Is there a 1MB limit for metrics processing?

I’m observing a pattern where, if the Prometheus scraping response size goes beyond approximately 1MB, the metrics don’t show up in the dashboards (custom ones). Is there a soft limit on scraping?

it doesn’t seem to be based on the metrics pivots or labels, since it works until a certain point—but so far I’m not certain just yet.

I’ve also validated that the metrics URL works fine, and responds without a lot of delays. I’ve recently added more pivots and that’s when I started seeing this issue, so it sounds like it has to do something with the response size.

I tried to debug this a bit further by judging dumping the /metrics endpoint result to disk every 30s, and checking what’s happening at the time when the dashboard stops populating data. I did this twice at different times of the day and the result is nearly identical. When the results stop flowing in the dashboard, the metrics details are:

  1. compressed size on disk is (output of curl request with accept-encoding: gzip, trying to replicate the same request that prometheus scraper would send) is about 885KB
  2. Uncompressed size is around 33MB
  3. Total metrics count (output of grep -v ‘# ‘ -c pretty much) is around 172180

So right now this looks like a reproducible problem, and probably some limitation internally to the default fly metrics setup. On hindsight the number of metrics is a bit exorbitant, and is in need of some optimisations. Currently reducing the labels to avoid the explosion.

Hi folks,
The max scrape size is 16 MB for the payload from scraped endpoints.
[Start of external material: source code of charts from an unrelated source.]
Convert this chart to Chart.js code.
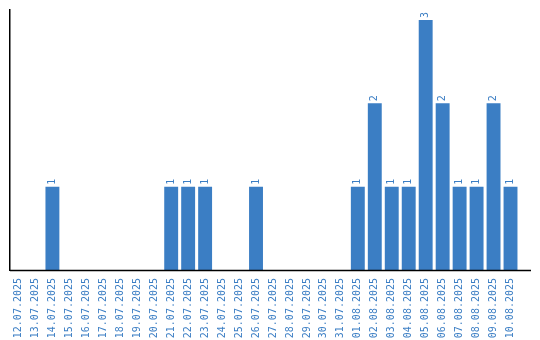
<!DOCTYPE html>
<html>
<head>
<meta charset="utf-8">
<script src="https://cdn.jsdelivr.net/npm/chart.js@4/dist/chart.umd.min.js"></script>
<style>
  html, body { margin: 0; padding: 0; background: #fff; }
  #wrap { width: 540px; height: 340px; }
</style>
</head>
<body>
<div id="wrap"><canvas id="c" width="540" height="340"></canvas></div>
<script>
const dates = ['12.07.2025','13.07.2025','14.07.2025','15.07.2025','16.07.2025','17.07.2025',
  '18.07.2025','19.07.2025','20.07.2025','21.07.2025','22.07.2025','23.07.2025','24.07.2025',
  '25.07.2025','26.07.2025','27.07.2025','28.07.2025','29.07.2025','30.07.2025','31.07.2025',
  '01.08.2025','02.08.2025','03.08.2025','04.08.2025','05.08.2025','06.08.2025','07.08.2025',
  '08.08.2025','09.08.2025','10.08.2025'];
const counts = [0,0,1,0,0,0,0,0,0,1,1,1,0,0,1,0,0,0,0,0,1,2,1,1,3,2,1,1,2,1];

const blue = '#3b7ec4';

// value labels above bars, rotated like the axis labels
const valueLabels = {
  id: 'valueLabels',
  afterDatasetsDraw(chart) {
    const ctx = chart.ctx;
    const meta = chart.getDatasetMeta(0);
    ctx.save();
    ctx.fillStyle = blue;
    ctx.font = '10px "DejaVu Sans Mono"';
    ctx.textAlign = 'left';
    ctx.textBaseline = 'middle';
    meta.data.forEach((bar, i) => {
      if (!counts[i]) return;
      ctx.save();
      ctx.translate(bar.x, bar.y - 2);
      ctx.rotate(-Math.PI / 2);
      ctx.fillText(String(counts[i]), 0, 0);
      ctx.restore();
    });
    // x axis line runs a bit past the last category
    const a = chart.chartArea;
    ctx.strokeStyle = '#000';
    ctx.lineWidth = 1.5;
    ctx.beginPath();
    ctx.moveTo(a.left, a.bottom + 0.5);
    ctx.lineTo(a.right + 12, a.bottom + 0.5);
    ctx.stroke();
    ctx.restore();
  }
};

new Chart(document.getElementById('c'), {
  type: 'bar',
  data: {
    labels: dates,
    datasets: [{
      data: counts,
      backgroundColor: blue,
      borderWidth: 0,
      barPercentage: 0.82,
      categoryPercentage: 1
    }]
  },
  options: {
    responsive: false,
    animation: false,
    layout: { padding: { left: 9, top: 10, right: 21, bottom: 0 } },
    plugins: { legend: { display: false }, tooltip: { enabled: false } },
    scales: {
      x: {
        grid: { display: false },
        border: { display: false },
        afterFit(s) { s.height = 70; },
        ticks: {
          color: blue,
          font: { family: '"DejaVu Sans Mono"', size: 10 },
          padding: 0,
          minRotation: 90,
          maxRotation: 90,
          autoSkip: false
        }
      },
      y: {
        min: 0,
        max: 3.12,
        grid: { display: false },
        border: { color: '#000', width: 1.5 },
        afterFit(s) { s.width = 1; },
        ticks: { display: false }
      }
    }
  },
  plugins: [valueLabels]
});
</script>
</body>
</html>
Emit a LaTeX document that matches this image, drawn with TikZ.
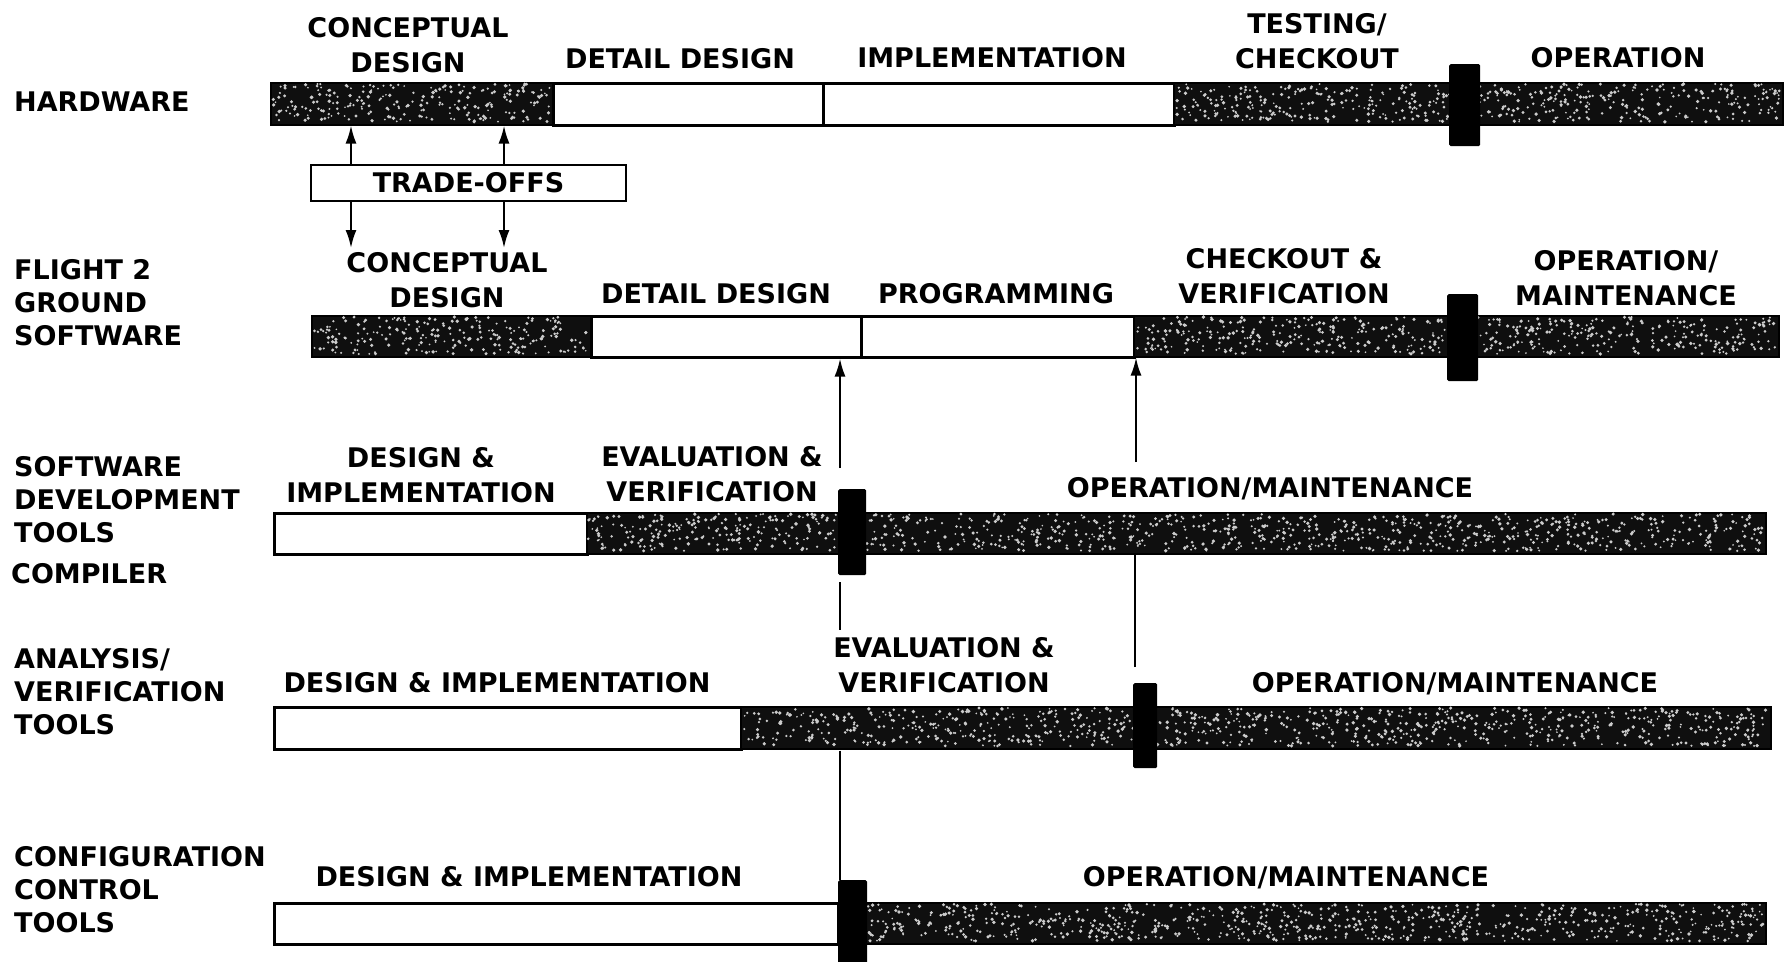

One more thing: you do have visibility on how your metrics are scraped. Go into an app’s “metrics” tab, and click on the “grafana” icon at the top right. In Grafana, go to “Explore” and check a set of metrics that start with scrape_. These have e.g. “app” or “instance” labels to filter by. There’s one that tells you the size of the scraped payloads over time so you can corroborate at which point they stop appearing, and another that tells you how many samples your payload contained. If this latter one drops off to zero, it means Victoria Metrics is dropping all samples in the payload, most likely because it was too big. Let me know if exploring those metrics gives more clarity!
When in doubt, grab a copy of “Prometheus up & running”, it has a lot of best practice advice including some on how control payload size by not having big cardinality in your metrics.